As the recent opinion of the Ninth Circuit in United States v. Buttner, 2011 WL 1790090 (9th Cir. 2011), makes clear, a firearm registration report generated by the Automated Firearms System (AFS) database is admissible hearsay under Rule 803(8) and is also self-authenticating.
In Buttner, Jerry Buttner appealed a judgment following a jury verdict convicting him of unlawful possession of a firearm in violation of 18 U.S.C. § 922(g)(1). Buttner thereafter appealed, claiming, inter alia, that "the district court erroneously admitted into evidence a firearm registration report generated by the Automated Firearms System (AFS) database maintained by the California Department of Justice."
The Ninth Circuit disagreed, concluding that
The AFS report falls under the public records exception to hearsay. See Fed.R.Evid. 803(8). That exception allows for the admission of "the sundry sorts of public documents for which no serious controversy ordinarily arises about their truth, and it would be a great waste of time to have the person who created them come to court and testify, such as birth certificates, death certificates, judgments, licenses, and the like."...The firearms report was generated from data that the California Department of Justice keeps “pursuant to duty imposed by [the California Penal Code]."...This "ministerial, objective, and nonevaluative" record-keeping raises no hearsay concerns.
Moreover, the court found that the report was self-authenticating under Federal Rule of Evidence 902(4), which provides that
Extrinsic evidence of authenticity as a condition precedent to admissibility is not required with respect to the following:....

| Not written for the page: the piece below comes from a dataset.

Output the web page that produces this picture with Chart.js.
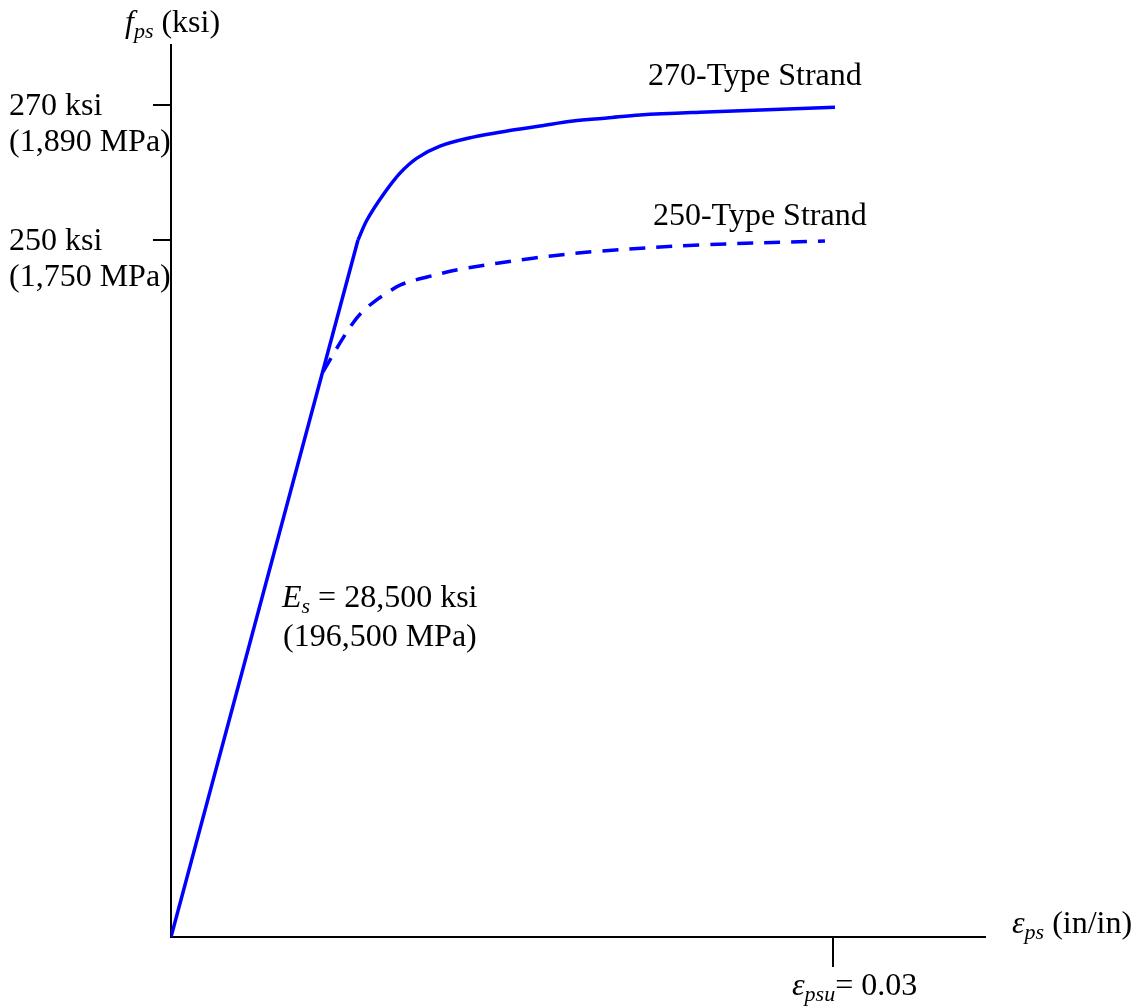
<!DOCTYPE html>
<html>
<head>
<meta charset="utf-8">
<script src="https://cdn.jsdelivr.net/npm/chart.js@4.4.1/dist/chart.umd.min.js"></script>
<style>
  html, body { margin: 0; padding: 0; background: #ffffff; }
  #wrap { width: 1138px; height: 1008px; }
</style>
</head>
<body>
<div id="wrap"><canvas id="c" width="1138" height="1008"></canvas></div>
<script>
// ---- Data (strain in in/in, stress in schematic ksi units as drawn) ----
const elasticStrain = [0, 0.008474];
const elasticStress = [0, 226.2];

const strain270 = [0.008474, 0.008882, 0.009607, 0.010378, 0.011148, 0.01219, 0.013686, 0.015226, 0.016722, 0.018217, 0.019758, 0.021253, 0.023972, 0.03009];
const stress270 = [226.2, 232.7, 240.8, 247.9, 252.8, 256.7, 259.6, 261.6, 263.2, 264.8, 265.8, 266.8, 267.7, 269.3];

const strain250 = [0.006888, 0.007659, 0.008248, 0.008701, 0.009245, 0.009788, 0.010378, 0.011601, 0.013187, 0.016405, 0.019441, 0.023972, 0.029637];
const stress250 = [183.4, 192.8, 199.3, 203.1, 206.4, 209.0, 211.6, 214.2, 216.8, 220.3, 222.6, 224.6, 225.9];

const yTickValues = [270, 226.2];
const yTickLabels = [["270 ksi", "(1,890 MPa)"], ["250 ksi", "(1,750 MPa)"]];
const xTickValues = [0.03];

const toPts = (xs, ys) => xs.map((x, i) => ({ x: x, y: ys[i] }));

const FONT = "'Liberation Serif', 'Times New Roman', serif";
const FS = 32;
const BLUE = '#0000ff';
const LW = 3.5;

function drawRich(ctx, x, y, parts) {
  let cx = x;
  parts.forEach(p => {
    const size = p.sub ? Math.round(FS * 0.68) : FS;
    ctx.font = (p.italic ? 'italic ' : '') + size + 'px ' + FONT;
    const dy = p.sub ? 6 : 0;
    ctx.fillText(p.t, cx, y + dy);
    cx += ctx.measureText(p.t).width + (p.gap || 0);
  });
}

const labelsPlugin = {
  id: 'labels',
  afterDraw(chart) {
    const ctx = chart.ctx;
    const xs = chart.scales.x, ys = chart.scales.y;
    const area = chart.chartArea;
    ctx.save();
    ctx.fillStyle = '#000';
    ctx.textBaseline = 'alphabetic';
    ctx.textAlign = 'left';
    // y tick labels
    yTickValues.forEach((v, i) => {
      const py = ys.getPixelForValue(v);
      ctx.font = FS + 'px ' + FONT;
      ctx.fillText(yTickLabels[i][0], 9, py + 10);
      ctx.fillText(yTickLabels[i][1], 9, py + 46);
    });
    // x tick label
    xTickValues.forEach(v => {
      const px = xs.getPixelForValue(v);
      drawRich(ctx, px - 41, area.bottom + 58, [
        { t: 'ε', italic: true },
        { t: 'psu', italic: true, sub: true },
        { t: '= 0.03' }
      ]);
    });
    // y-axis title
    drawRich(ctx, area.left - 46, area.top - 13, [
      { t: 'f', italic: true },
      { t: 'ps', italic: true, sub: true },
      { t: ' (ksi)' }
    ]);
    // x-axis title
    drawRich(ctx, area.right + 27, area.bottom - 4, [
      { t: 'ε', italic: true },
      { t: 'ps', italic: true, sub: true },
      { t: ' (in/in)' }
    ]);
    // curve labels
    ctx.font = FS + 'px ' + FONT;
    ctx.fillText('270-Type Strand', xs.getPixelForValue(0.02162), 85);
    ctx.fillText('250-Type Strand', xs.getPixelForValue(0.02184), 225);
    // modulus label
    drawRich(ctx, 282, 607, [
      { t: 'E', italic: true },
      { t: 's', italic: true, sub: true },
      { t: ' = 28,500 ksi' }
    ]);
    ctx.font = FS + 'px ' + FONT;
    ctx.fillText('(196,500 MPa)', 283, 646);
    ctx.restore();
  }
};

new Chart(document.getElementById('c'), {
  type: 'line',
  data: {
    datasets: [
      { label: 'Elastic', data: toPts(elasticStrain, elasticStress), borderColor: BLUE, borderWidth: LW, pointRadius: 0, tension: 0, fill: false },
      { label: '270-Type Strand', data: toPts(strain270, stress270), borderColor: BLUE, borderWidth: LW, pointRadius: 0, tension: 0.35, fill: false },
      { label: '250-Type Strand', data: toPts(strain250, stress250), borderColor: BLUE, borderWidth: LW, borderDash: [16, 11], pointRadius: 0, tension: 0.35, fill: false }
    ]
  },
  options: {
    responsive: false,
    animation: false,
    layout: { padding: { left: 153, top: 45, right: 153, bottom: 41 } },
    plugins: { legend: { display: false }, tooltip: { enabled: false } },
    scales: {
      x: {
        type: 'linear', min: 0, max: 0.03689,
        afterBuildTicks: s => { s.ticks = xTickValues.map(v => ({ value: v })); },
        ticks: { display: false },
        grid: { display: true, drawOnChartArea: false, drawTicks: true, tickLength: 30, color: '#000', lineWidth: 2 },
        border: { display: true, color: '#000', width: 2 }
      },
      y: {
        type: 'linear', min: 0, max: 289.5,
        afterBuildTicks: s => { s.ticks = yTickValues.map(v => ({ value: v })); },
        ticks: { display: false },
        grid: { display: true, drawOnChartArea: false, drawTicks: true, tickLength: 18, color: '#000', lineWidth: 2 },
        border: { display: true, color: '#000', width: 2 }
      }
    }
  },
  plugins: [labelsPlugin]
});
</script>
</body>
</html>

(4) Certified copies of public records. A copy of an official record or report or entry therein, or of a document authorized by law to be recorded or filed and actually recorded or filed in a public office, including data compilations in any form, certified as correct by the custodian or other person authorized to make the certification, by certificate complying with paragraph (1), (2), or (3) of this rule or complying with any Act of Congress or rule prescribed by the Supreme Court pursuant to statutory authority.